Until Now was met with mixed reviews from music critics. At Metacritic, which assigns a normalised rating out of 100 reviews from mainstream critics, the album received an average score of 57, based on 9 reviews, indicating "mixed or average reviews".[2] David Jeffries from AllMusic commended the "dancefloor fillers" for being "bigger and more powerful this time out" while labelling "Don't You Worry Child" as the track that tops off the record, but stated that "there's little here that suggests Swedish House Mafia is more than the sum of its parts".[4] Caroline Sullivan of The Guardian found that all of the songs were "subjected to the same heavy hand on the tiller: beats are stonkingly four-to-the-floor, singers wail, breakdowns shudder", but nonetheless commented on the album's "headbanging urgency", which prompts listeners to "tap a foot", thus classing it a success for the group.[6] Ben Weisz from MusicOMH felt that with the exception of a few "euphoric gems", the album "never quite shakes the feeling of being a little gratuitous" especially since there "isn't enough creative spark on the record to justify its existence". The critic did find the "wobbling percussion" on "Leave the World Behind" to be "genuinely chilling" and hailed the remix of "Every Teardrop Is a Waterfall" to be the "greatest Coldplay remix ever fashioned" with its harmonies and breaks.[10]

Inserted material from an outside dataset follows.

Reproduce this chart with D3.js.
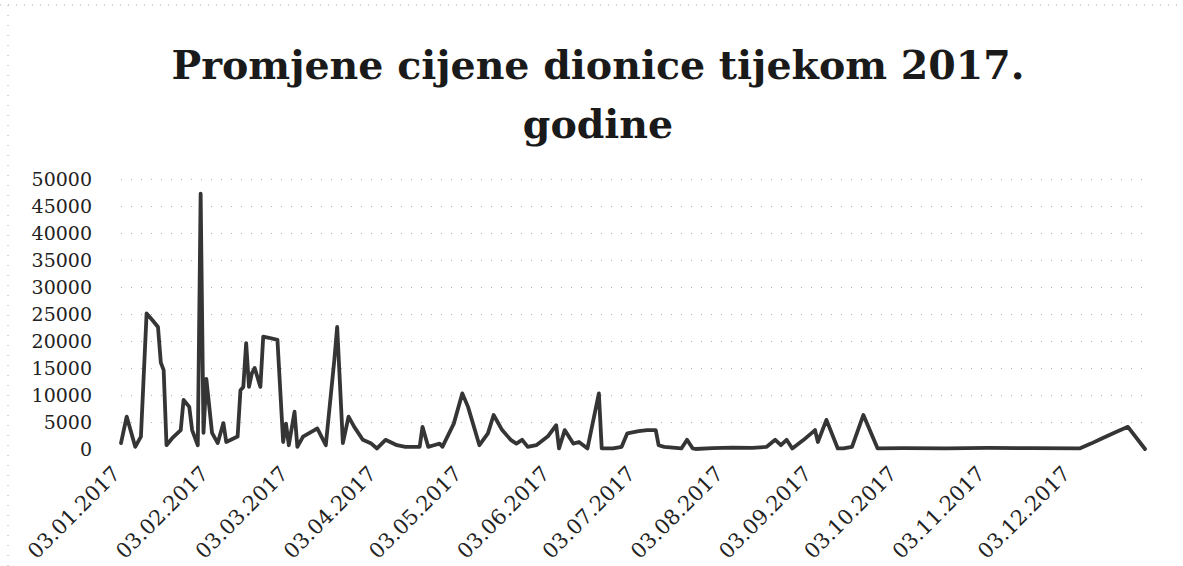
<!DOCTYPE html>
<html>
<head>
<meta charset="utf-8">
<script src="https://cdn.jsdelivr.net/npm/d3@7"></script>
<style>
  html, body { margin: 0; padding: 0; background: #fff; }
  svg { display: block; }
</style>
</head>
<body>
<svg id="chart" width="1183" height="566"></svg>
<script>
// ---- data ----
const titleLines = ["Promjene cijene dionice tijekom 2017.", "godine"];

const dates = [
  "03.01.2017","05.01.2017","08.01.2017","10.01.2017","12.01.2017","14.01.2017","16.01.2017","17.01.2017",
  "18.01.2017","19.01.2017","21.01.2017","24.01.2017","25.01.2017","27.01.2017","28.01.2017","30.01.2017",
  "31.01.2017","01.02.2017","02.02.2017","04.02.2017","06.02.2017","08.02.2017","09.02.2017","13.02.2017",
  "14.02.2017","15.02.2017","16.02.2017","17.02.2017","18.02.2017","19.02.2017","21.02.2017","22.02.2017",
  "24.02.2017","27.02.2017","01.03.2017","02.03.2017","03.03.2017","05.03.2017","06.03.2017","08.03.2017",
  "12.03.2017","13.03.2017","16.03.2017","19.03.2017","20.03.2017","22.03.2017","24.03.2017","26.03.2017",
  "29.03.2017","01.04.2017","03.04.2017","06.04.2017","10.04.2017","13.04.2017","18.04.2017","19.04.2017",
  "21.04.2017","23.04.2017","25.04.2017","26.04.2017","30.04.2017","03.05.2017","05.05.2017","09.05.2017",
  "12.05.2017","14.05.2017","17.05.2017","20.05.2017","22.05.2017","24.05.2017","26.05.2017","29.05.2017",
  "02.06.2017","05.06.2017","06.06.2017","08.06.2017","11.06.2017","13.06.2017","16.06.2017","20.06.2017",
  "21.06.2017","25.06.2017","28.06.2017","30.06.2017","04.07.2017","07.07.2017","10.07.2017","11.07.2017",
  "13.07.2017","19.07.2017","21.07.2017","23.07.2017","24.07.2017","30.07.2017","06.08.2017","13.08.2017",
  "18.08.2017","21.08.2017","23.08.2017","25.08.2017","27.08.2017","31.08.2017","04.09.2017","05.09.2017",
  "08.09.2017","12.09.2017","14.09.2017","17.09.2017","21.09.2017","26.09.2017","05.10.2017","20.10.2017",
  "04.11.2017","19.11.2017","06.12.2017","10.12.2017","14.12.2017","19.12.2017","23.12.2017","29.12.2017"
];

const prices = [
  1100,6000,400,2300,25100,23900,22600,16000,
  14600,700,2000,3500,9100,7800,3500,700,
  47300,3000,13000,3000,1100,4800,1300,2300,
  10900,11500,19600,11500,14000,15000,11500,20800,
  20600,20200,1300,4700,700,6900,400,2300,
  3500,3800,700,16500,22600,1100,6000,4100,
  1700,1000,100,1700,700,400,400,4100,
  400,700,1000,400,4700,10300,7800,700,
  2900,6300,3500,1700,1000,1700,400,700,
  2300,4400,100,3500,1000,1300,100,10300,
  100,100,400,2900,3300,3500,3500,700,
  400,100,1700,100,0,150,250,200,
  400,1700,700,1700,100,1700,3500,1300,
  5400,100,100,400,6300,100,150,100,
  200,150,100,1000,2000,3200,4100,0
];

const xTickLabels = ["03.01.2017","03.02.2017","03.03.2017","03.04.2017","03.05.2017","03.06.2017",
                     "03.07.2017","03.08.2017","03.09.2017","03.10.2017","03.11.2017","03.12.2017"];
const yTickValues = [0,5000,10000,15000,20000,25000,30000,35000,40000,45000,50000];

// ---- drawing ----
const parse = d3.timeParse("%d.%m.%Y");
const data = dates.map((d, i) => ({ date: parse(d), value: prices[i] }));

const svg = d3.select("#chart");
const W = 1183, H = 566;
const plot = { left: 121, right: 1145, top: 179, bottom: 449 };

const x = d3.scaleTime()
  .domain([parse(dates[0]), parse(dates[dates.length - 1])])
  .range([plot.left, plot.right]);
const y = d3.scaleLinear()
  .domain([0, 50000])
  .range([plot.bottom, plot.top]);

// faint dotted frame (scan look)
svg.append("line").attr("x1", 0).attr("x2", W).attr("y1", 5).attr("y2", 5)
  .attr("stroke", "#aaa").attr("stroke-dasharray", "1,7").attr("stroke-width", 1);
svg.append("line").attr("x1", 8).attr("x2", 8).attr("y1", 5).attr("y2", H)
  .attr("stroke", "#aaa").attr("stroke-dasharray", "1,9").attr("stroke-width", 1);

// title
const title = svg.append("g").attr("class", "title");
title.selectAll("text").data(titleLines).join("text")
  .attr("x", 598)
  .attr("y", (d, i) => 79 + i * 59)
  .attr("text-anchor", "middle")
  .attr("font-family", "'DejaVu Serif', 'Liberation Serif', serif")
  .attr("font-weight", "bold")
  .attr("font-size", 39.5)
  .attr("fill", "#1a1a1a")
  .text(d => d);

// y gridlines (faint dotted)
const yAxis = d3.axisLeft(y).tickValues(yTickValues).tickSize(-(plot.right - plot.left)).tickPadding(29)
  .tickFormat(d3.format("d"));
const gy = svg.append("g").attr("transform", `translate(${plot.left},0)`).call(yAxis);
gy.select(".domain").remove();
gy.selectAll(".tick line")
  .attr("stroke", "#9a9a9a")
  .attr("stroke-dasharray", "1,9")
  .attr("stroke-width", 1)
  .attr("opacity", d => d === 0 ? 0 : 0.8);
gy.selectAll(".tick text")
  .attr("font-family", "'DejaVu Serif', 'Liberation Serif', serif")
  .attr("font-size", 19)
  .attr("fill", "#222");

// x axis labels
const xAxis = d3.axisBottom(x).tickValues(xTickLabels.map(parse)).tickSize(0)
  .tickFormat(d3.timeFormat("%d.%m.%Y"));
const gx = svg.append("g").attr("transform", `translate(0,${plot.bottom})`).call(xAxis);
gx.select(".domain").remove();
gx.selectAll(".tick text")
  .attr("font-family", "'DejaVu Serif', 'Liberation Serif', serif")
  .attr("font-size", 21)
  .attr("fill", "#222")
  .attr("text-anchor", "end")
  .attr("y", 0)
  .attr("dy", 0)
  .attr("transform", "translate(0,26) rotate(-45)");

// line
const line = d3.line().x(d => x(d.date)).y(d => y(d.value)).curve(d3.curveLinear);
svg.append("path").datum(data)
  .attr("d", line)
  .attr("fill", "none")
  .attr("stroke", "#353535")
  .attr("stroke-width", 3.8)
  .attr("stroke-linejoin", "round")
  .attr("stroke-linecap", "round");
</script>
</body>
</html>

In The Washington Post, Allison Stewart observed that there was no shortage of "blissed-out, Euro-inspired tracks" and was impressed with the Coldplay rework and "Don't You Worry Child", which she described as "seamless, roof-rattling and capital-B Big".[11] Robert Copsey from Digital Spy realised that although there was little new to be found within the songs, which "makes for an exhausting hour and 15 minutes", the album's intention was "never one of a cohesive, journey-leading record" but instead its strength lies in the group's live act: "In that sense, Until Now is a job well done".[12]
Mikael Wood from Los Angeles Times observed that while there was nothing in the "vocal-heavy set" that "suggests an aversion to pop", that Until Now "sounds more like a beginning than an end" despite coinciding with the group's retirement.[8]BBC's Matthew Horton noted the group's mastery of controlling the "ecstasy rush" as there is "barely a track in this loosely mixed set that doesn't wheel out the intensifying beats and rising acid synths of the big hands-in-the-air crescendo", but felt that it was "exhausting" and "impatient" due to them incorporating unearned "big moments" that were "thrown into the record whenever the ideas pot runs dry".[13] Writing for Consequence of Sound, Derek Staples criticised the album's deluxe edition for being "excessively current" and "stuck in the recency effect" as there was no showcase of seasoned talent that would allow listeners to see their influences. The critic compared the record to Erol Alkan's Bugged Out Mix, which spanned four decades of tracks, however concluded that the record was still "exactly what they [the fans] wanted out of the trio".[5] T'cha Dunlevy of Montreal Gazette labelled the album "a bit of an anticlimax" with its release being paired with the group's breakup announcement, yet noted the effective but "over the top and cringe-inducing" track makeovers of Miike Snow, Usher and Florence & the Machine.[9] Aidin Vaziri from San Francisco Chronicle felt that even with the "psychotically high" energy level of the record, the songs would be "better suited playing in the background of Mountain Dew commercials than on headphones at home".[14] Smith Galtney from Las Vegas Weekly commented that, "If Michael Bay made club music, it would sound just like Until Now", whose tracks are clocked in "EPMs (explosions per minute)" where "buildups begat crescendos and big moments merely exist to create even bigger ones".[7] Ron Harris of The San Diego Union-Tribune criticised the album's predictability since previous electronica listeners will "know every note that is about to come and every drum roll that looms around each corner". The critic agreed that listeners who enjoy "fast and loud" beats "devoid" of their Chicago/Detroit framework roots will enjoy the record, but felt that it was "a touch simplistic" beneath its "flat mixing and uninventive tempo builds".[15]